- Task statement -
Take the lines beginning with the one that contains "Reproduce this chart with matplotlib." and ending with the one that contains "import numpy as np", and set them down exactly. Omit all pictures.

═══ Source records

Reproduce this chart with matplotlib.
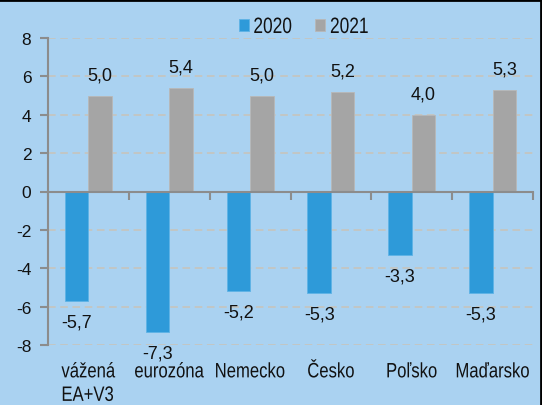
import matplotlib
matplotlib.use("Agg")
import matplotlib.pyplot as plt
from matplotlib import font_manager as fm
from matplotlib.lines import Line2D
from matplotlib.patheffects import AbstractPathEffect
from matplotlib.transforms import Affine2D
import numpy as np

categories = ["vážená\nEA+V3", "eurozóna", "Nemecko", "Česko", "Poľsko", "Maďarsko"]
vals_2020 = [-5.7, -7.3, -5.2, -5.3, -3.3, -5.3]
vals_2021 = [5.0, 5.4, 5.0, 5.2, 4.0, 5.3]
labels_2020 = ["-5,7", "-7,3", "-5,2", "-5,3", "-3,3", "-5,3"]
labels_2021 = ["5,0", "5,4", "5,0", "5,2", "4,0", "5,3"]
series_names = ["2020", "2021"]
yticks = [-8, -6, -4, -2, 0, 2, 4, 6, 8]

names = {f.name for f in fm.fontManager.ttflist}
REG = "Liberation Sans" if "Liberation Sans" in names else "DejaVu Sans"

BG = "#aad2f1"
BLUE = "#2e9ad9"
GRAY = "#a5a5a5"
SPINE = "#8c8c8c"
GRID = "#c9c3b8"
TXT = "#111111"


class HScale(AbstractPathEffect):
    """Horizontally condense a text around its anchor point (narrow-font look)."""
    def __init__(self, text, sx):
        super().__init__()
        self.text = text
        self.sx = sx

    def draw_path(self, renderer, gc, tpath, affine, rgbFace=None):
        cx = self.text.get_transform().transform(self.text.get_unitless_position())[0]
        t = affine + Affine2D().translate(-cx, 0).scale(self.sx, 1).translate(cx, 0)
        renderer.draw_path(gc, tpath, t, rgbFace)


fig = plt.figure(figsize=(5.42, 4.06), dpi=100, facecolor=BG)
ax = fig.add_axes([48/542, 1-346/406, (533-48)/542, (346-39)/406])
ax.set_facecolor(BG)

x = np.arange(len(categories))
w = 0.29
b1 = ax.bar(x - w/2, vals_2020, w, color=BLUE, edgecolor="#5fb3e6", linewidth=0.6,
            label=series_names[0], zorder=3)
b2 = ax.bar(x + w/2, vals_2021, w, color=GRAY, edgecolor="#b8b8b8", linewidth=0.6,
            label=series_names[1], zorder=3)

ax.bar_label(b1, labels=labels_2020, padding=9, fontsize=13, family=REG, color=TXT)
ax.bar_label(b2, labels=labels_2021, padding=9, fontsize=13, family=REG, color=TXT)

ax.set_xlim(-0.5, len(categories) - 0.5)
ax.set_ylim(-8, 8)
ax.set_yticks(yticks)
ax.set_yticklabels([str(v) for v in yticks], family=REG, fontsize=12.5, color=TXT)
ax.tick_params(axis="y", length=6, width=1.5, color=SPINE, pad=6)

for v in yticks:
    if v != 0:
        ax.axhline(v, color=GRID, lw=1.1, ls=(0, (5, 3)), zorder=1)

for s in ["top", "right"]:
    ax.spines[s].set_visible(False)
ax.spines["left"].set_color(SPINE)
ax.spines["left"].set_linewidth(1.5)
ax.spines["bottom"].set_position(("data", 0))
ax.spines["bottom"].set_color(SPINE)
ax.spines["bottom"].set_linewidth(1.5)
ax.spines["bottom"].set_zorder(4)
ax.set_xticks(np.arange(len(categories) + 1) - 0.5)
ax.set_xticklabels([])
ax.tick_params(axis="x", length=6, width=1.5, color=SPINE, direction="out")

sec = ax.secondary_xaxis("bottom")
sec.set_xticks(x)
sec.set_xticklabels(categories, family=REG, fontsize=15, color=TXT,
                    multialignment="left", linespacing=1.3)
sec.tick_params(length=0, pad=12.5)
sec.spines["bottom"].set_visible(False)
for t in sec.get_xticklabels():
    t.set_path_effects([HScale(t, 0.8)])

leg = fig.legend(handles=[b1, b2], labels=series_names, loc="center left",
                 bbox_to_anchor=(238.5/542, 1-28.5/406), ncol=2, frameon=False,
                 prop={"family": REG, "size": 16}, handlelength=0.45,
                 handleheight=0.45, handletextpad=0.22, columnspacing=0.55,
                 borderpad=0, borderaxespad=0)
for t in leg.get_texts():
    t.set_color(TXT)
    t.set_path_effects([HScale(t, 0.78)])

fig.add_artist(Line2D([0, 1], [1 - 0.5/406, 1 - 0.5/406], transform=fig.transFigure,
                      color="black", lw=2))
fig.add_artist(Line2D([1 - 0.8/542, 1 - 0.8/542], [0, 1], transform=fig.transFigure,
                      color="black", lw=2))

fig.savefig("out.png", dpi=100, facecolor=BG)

══════
═══ Source records

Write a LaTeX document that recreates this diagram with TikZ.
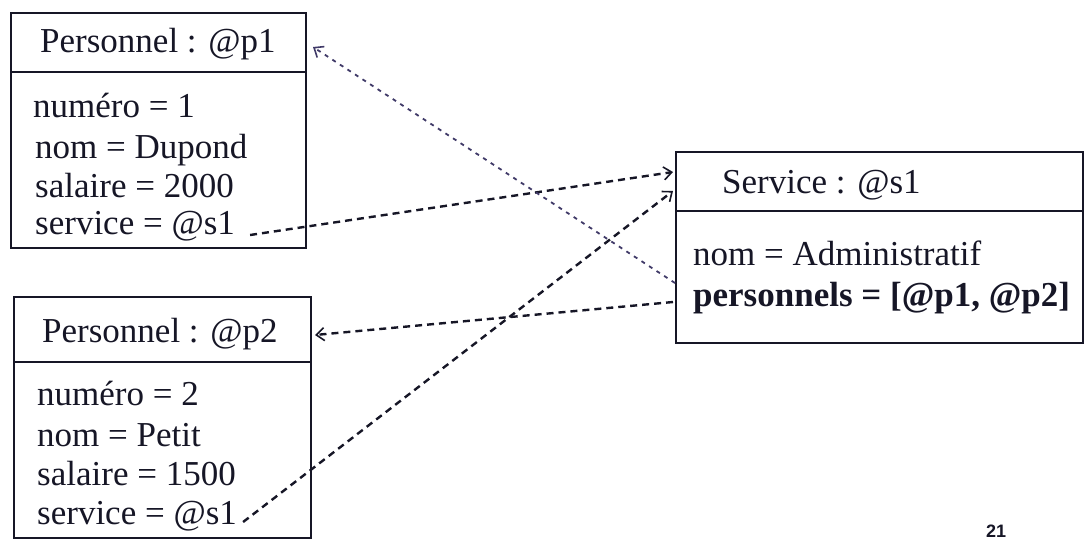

══════

- Completed task -
Reproduce this chart with matplotlib.
import matplotlib
matplotlib.use("Agg")
import matplotlib.pyplot as plt
from matplotlib import font_manager as fm
from matplotlib.lines import Line2D
from matplotlib.patheffects import AbstractPathEffect
from matplotlib.transforms import Affine2D
import numpy as np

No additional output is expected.